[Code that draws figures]
━━━━━━━━

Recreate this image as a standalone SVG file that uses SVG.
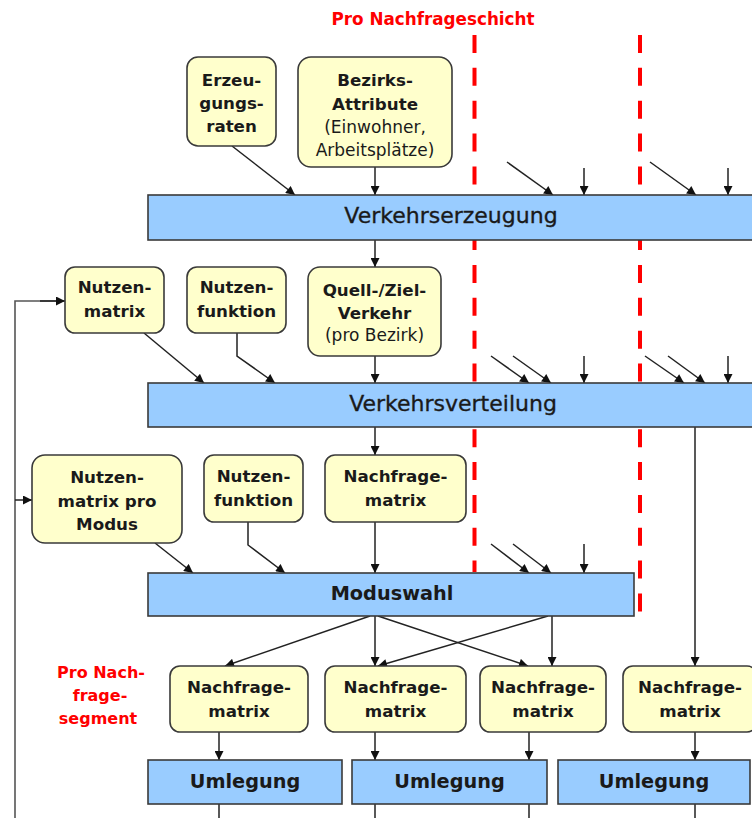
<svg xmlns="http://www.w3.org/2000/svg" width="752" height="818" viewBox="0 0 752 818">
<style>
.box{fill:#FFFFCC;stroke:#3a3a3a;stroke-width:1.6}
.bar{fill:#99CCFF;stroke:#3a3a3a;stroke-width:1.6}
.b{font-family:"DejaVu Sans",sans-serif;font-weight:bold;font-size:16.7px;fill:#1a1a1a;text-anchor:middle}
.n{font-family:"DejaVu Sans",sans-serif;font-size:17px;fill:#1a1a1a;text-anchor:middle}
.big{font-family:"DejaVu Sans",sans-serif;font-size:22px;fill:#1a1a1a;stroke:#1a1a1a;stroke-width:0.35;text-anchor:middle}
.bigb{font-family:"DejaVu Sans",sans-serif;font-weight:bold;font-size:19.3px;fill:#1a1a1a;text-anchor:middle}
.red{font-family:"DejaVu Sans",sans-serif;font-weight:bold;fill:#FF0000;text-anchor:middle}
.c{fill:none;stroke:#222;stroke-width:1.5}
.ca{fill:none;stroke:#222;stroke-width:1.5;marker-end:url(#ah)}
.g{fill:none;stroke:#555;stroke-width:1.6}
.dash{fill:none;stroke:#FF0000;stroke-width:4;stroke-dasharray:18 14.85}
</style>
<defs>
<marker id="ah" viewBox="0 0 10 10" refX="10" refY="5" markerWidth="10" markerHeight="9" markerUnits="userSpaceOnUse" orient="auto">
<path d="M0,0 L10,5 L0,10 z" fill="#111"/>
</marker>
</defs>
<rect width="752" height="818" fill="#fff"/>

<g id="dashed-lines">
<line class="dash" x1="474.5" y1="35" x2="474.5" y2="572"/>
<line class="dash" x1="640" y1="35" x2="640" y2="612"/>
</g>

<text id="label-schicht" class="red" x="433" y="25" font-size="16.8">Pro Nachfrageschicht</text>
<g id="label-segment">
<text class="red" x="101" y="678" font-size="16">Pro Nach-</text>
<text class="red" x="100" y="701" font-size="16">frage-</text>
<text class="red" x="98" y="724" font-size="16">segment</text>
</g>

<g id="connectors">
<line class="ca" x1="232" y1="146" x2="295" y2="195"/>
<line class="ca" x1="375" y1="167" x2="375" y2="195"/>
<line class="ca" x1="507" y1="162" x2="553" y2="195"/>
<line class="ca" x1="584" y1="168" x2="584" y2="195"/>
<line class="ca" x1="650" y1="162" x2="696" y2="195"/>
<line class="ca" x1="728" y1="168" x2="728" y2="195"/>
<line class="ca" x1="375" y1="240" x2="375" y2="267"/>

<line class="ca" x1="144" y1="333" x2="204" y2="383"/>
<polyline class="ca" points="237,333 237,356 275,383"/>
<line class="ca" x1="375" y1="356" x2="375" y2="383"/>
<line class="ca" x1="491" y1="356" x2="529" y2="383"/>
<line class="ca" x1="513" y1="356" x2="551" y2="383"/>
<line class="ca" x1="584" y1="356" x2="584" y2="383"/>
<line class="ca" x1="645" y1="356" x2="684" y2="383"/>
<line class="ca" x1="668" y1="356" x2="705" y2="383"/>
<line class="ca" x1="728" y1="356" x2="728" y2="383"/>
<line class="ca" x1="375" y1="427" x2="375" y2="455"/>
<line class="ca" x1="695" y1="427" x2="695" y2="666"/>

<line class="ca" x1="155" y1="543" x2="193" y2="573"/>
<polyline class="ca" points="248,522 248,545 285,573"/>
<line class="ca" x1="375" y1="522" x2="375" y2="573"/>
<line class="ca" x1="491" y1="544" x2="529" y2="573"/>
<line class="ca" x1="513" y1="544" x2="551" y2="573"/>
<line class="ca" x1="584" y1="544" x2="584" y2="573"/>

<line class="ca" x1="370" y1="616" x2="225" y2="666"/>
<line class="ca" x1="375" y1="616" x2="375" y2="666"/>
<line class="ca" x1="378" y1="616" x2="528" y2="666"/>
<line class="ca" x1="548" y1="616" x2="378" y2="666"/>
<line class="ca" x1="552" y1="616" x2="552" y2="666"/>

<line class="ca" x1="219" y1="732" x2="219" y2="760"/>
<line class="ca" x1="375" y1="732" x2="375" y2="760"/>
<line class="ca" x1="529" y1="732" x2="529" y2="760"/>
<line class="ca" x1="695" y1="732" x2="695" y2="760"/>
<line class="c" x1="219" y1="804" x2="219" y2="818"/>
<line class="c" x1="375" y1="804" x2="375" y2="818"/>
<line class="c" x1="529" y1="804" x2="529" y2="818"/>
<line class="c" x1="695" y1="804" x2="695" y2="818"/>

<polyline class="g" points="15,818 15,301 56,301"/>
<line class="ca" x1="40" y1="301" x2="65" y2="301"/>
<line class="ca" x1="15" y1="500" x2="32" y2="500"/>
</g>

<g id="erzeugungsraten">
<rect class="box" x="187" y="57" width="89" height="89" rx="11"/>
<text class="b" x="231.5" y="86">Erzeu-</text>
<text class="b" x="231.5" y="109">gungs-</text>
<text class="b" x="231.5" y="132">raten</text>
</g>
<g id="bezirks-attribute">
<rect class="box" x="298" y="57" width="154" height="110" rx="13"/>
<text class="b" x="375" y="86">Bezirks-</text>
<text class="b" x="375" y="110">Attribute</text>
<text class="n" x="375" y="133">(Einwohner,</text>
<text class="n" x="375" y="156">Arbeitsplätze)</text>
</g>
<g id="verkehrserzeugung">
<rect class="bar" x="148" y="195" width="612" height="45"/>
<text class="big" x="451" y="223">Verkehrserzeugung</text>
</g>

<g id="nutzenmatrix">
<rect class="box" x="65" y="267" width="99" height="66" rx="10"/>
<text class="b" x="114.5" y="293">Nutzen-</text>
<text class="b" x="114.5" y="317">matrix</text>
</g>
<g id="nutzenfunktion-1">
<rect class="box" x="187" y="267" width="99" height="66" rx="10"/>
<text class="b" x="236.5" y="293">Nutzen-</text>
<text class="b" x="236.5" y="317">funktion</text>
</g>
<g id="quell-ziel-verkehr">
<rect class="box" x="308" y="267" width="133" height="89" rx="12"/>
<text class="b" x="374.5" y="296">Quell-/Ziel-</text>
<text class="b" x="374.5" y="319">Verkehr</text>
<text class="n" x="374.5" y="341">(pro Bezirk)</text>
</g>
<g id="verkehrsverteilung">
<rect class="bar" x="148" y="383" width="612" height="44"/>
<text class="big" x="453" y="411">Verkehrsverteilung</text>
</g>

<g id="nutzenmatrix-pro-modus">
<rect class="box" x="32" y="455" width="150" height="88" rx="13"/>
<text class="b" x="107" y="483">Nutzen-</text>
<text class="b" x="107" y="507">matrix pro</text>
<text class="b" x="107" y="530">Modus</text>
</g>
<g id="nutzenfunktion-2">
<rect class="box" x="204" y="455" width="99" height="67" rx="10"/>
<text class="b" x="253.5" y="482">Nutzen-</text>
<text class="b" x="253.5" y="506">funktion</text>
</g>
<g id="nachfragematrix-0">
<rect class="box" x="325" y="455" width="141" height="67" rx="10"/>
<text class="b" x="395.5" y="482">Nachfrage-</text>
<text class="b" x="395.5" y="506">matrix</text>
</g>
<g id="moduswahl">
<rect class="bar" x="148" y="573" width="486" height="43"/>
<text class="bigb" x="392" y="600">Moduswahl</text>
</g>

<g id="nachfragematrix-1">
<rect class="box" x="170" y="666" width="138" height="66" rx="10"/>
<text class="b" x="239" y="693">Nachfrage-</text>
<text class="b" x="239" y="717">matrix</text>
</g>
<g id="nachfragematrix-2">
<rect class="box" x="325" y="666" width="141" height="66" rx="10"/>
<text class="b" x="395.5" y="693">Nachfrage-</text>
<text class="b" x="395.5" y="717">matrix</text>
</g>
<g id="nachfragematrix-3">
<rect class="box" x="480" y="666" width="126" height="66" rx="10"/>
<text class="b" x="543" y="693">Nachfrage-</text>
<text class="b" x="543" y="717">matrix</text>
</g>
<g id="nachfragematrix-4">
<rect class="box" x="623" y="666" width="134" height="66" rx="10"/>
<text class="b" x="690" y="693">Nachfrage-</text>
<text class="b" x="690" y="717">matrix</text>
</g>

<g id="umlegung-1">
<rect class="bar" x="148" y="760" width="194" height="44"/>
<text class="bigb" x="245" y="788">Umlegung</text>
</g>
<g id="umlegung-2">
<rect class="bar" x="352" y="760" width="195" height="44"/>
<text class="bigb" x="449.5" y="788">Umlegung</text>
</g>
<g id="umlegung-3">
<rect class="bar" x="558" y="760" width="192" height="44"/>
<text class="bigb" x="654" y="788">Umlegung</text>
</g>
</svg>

━━━━━━━━

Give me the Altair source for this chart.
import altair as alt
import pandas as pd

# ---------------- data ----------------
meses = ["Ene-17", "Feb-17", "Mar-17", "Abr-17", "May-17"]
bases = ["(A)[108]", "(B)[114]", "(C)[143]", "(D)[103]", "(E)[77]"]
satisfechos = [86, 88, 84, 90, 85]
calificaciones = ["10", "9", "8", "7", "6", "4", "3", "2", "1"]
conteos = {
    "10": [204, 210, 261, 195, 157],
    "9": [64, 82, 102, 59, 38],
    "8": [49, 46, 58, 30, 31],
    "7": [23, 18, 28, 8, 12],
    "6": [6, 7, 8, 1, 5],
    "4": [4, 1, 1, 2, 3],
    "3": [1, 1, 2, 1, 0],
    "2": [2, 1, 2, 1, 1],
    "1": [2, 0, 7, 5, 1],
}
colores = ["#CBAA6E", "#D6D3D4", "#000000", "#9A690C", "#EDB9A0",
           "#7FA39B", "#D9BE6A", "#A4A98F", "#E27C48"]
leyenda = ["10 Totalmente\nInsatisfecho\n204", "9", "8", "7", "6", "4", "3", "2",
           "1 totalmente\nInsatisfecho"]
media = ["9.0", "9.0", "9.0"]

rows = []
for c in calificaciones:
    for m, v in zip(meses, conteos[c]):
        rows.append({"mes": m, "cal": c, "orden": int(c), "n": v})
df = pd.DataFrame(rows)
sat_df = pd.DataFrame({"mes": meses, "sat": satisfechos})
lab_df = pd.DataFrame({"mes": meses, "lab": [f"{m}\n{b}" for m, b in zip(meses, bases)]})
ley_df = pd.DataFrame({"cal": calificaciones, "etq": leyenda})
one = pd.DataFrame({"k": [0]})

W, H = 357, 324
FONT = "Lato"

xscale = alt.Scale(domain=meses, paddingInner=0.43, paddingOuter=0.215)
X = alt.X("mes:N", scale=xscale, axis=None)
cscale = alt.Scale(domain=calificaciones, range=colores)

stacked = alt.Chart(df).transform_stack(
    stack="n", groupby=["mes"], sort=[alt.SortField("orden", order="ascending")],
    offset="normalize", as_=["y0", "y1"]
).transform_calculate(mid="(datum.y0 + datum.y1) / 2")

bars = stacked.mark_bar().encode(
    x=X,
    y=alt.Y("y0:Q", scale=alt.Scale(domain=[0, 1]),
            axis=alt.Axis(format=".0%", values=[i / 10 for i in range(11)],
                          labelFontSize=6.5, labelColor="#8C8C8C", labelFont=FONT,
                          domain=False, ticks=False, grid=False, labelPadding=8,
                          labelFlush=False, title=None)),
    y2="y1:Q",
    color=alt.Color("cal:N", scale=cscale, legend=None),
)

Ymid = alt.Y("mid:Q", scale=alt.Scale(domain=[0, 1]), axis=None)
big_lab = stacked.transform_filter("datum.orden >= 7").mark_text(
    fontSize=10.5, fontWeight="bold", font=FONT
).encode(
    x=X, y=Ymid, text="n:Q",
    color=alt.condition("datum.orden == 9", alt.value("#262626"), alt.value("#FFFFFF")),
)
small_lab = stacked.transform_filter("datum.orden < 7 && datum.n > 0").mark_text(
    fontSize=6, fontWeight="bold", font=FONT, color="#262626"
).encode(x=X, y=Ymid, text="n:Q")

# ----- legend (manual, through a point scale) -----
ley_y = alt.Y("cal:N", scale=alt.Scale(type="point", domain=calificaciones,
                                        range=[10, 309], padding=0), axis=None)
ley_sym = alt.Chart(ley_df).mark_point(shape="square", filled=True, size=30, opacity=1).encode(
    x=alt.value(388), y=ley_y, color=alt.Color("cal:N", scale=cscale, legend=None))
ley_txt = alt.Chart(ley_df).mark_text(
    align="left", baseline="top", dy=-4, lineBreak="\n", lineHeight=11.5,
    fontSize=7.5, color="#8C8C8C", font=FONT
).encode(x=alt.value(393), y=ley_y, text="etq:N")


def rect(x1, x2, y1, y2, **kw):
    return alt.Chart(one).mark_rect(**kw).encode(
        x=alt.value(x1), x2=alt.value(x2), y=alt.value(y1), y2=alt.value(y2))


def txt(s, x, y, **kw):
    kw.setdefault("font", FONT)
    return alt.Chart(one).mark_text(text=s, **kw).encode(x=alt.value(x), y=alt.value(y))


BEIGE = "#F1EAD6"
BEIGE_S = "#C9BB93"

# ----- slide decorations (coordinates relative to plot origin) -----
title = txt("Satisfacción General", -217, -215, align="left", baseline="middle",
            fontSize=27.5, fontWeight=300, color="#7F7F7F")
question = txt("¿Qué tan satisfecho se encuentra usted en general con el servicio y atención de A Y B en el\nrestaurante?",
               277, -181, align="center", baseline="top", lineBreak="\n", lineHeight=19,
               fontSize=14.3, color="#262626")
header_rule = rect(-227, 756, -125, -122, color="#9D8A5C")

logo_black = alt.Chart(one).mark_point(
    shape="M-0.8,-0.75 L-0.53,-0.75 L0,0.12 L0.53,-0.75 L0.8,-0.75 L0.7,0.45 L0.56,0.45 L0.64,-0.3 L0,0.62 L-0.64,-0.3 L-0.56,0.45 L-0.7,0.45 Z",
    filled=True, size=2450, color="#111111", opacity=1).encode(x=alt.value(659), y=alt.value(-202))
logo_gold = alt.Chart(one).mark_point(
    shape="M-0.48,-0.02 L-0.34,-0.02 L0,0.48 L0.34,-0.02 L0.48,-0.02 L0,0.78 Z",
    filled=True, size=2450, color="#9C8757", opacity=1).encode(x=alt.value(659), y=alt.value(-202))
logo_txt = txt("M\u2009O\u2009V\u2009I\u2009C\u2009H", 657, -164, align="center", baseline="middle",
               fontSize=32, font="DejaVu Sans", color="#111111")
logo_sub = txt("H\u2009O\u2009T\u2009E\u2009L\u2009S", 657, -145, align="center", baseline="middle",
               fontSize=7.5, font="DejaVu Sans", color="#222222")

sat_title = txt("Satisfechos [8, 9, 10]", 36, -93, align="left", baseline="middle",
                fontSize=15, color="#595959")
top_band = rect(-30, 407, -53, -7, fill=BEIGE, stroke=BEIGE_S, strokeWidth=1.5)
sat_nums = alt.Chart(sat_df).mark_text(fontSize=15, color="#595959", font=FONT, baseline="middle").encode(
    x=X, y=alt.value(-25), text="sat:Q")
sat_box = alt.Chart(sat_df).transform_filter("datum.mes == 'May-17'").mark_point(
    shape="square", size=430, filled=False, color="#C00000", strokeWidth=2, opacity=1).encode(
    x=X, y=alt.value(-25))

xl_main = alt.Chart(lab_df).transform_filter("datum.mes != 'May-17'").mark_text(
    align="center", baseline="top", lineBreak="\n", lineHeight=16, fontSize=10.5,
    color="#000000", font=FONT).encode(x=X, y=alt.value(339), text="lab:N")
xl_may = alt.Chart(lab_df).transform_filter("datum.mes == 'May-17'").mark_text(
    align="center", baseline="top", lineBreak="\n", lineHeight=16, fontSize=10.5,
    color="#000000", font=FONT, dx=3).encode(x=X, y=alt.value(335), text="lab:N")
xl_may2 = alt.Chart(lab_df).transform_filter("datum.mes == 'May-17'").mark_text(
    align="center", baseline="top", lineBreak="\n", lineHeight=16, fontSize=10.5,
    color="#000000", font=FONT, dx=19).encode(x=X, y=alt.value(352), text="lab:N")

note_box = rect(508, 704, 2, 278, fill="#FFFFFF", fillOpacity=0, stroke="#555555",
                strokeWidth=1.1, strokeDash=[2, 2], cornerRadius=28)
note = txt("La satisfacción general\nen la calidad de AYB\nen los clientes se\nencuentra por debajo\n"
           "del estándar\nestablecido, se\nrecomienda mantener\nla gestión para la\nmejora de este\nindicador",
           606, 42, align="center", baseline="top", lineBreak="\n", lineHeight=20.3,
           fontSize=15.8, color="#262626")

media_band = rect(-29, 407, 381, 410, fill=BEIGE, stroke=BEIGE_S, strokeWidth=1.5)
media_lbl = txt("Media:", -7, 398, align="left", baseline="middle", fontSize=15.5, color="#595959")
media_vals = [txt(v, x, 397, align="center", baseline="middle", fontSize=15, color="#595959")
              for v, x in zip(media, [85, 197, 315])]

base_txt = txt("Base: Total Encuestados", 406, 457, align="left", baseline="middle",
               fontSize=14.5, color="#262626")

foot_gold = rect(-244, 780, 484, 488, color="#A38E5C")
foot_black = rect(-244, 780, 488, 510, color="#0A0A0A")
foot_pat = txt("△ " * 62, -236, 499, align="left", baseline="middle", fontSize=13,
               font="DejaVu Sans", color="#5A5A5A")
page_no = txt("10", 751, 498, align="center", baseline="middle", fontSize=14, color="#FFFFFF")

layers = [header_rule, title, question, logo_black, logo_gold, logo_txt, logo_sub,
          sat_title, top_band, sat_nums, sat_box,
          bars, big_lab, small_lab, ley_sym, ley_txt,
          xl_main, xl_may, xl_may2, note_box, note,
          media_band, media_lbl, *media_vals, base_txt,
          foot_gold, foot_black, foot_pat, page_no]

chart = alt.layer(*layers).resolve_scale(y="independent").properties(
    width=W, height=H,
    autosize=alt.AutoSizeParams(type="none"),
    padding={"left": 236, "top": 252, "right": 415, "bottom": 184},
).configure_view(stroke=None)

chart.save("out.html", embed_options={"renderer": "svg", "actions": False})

━━━━━━━━

Problem to work on |
Exactly the lines from the line with "Give me the Altair source for this chart." to the line with "import pandas as pd", both included, are to be extracted, and no others.

Solution for this problem |
Give me the Altair source for this chart.
import altair as alt
import pandas as pd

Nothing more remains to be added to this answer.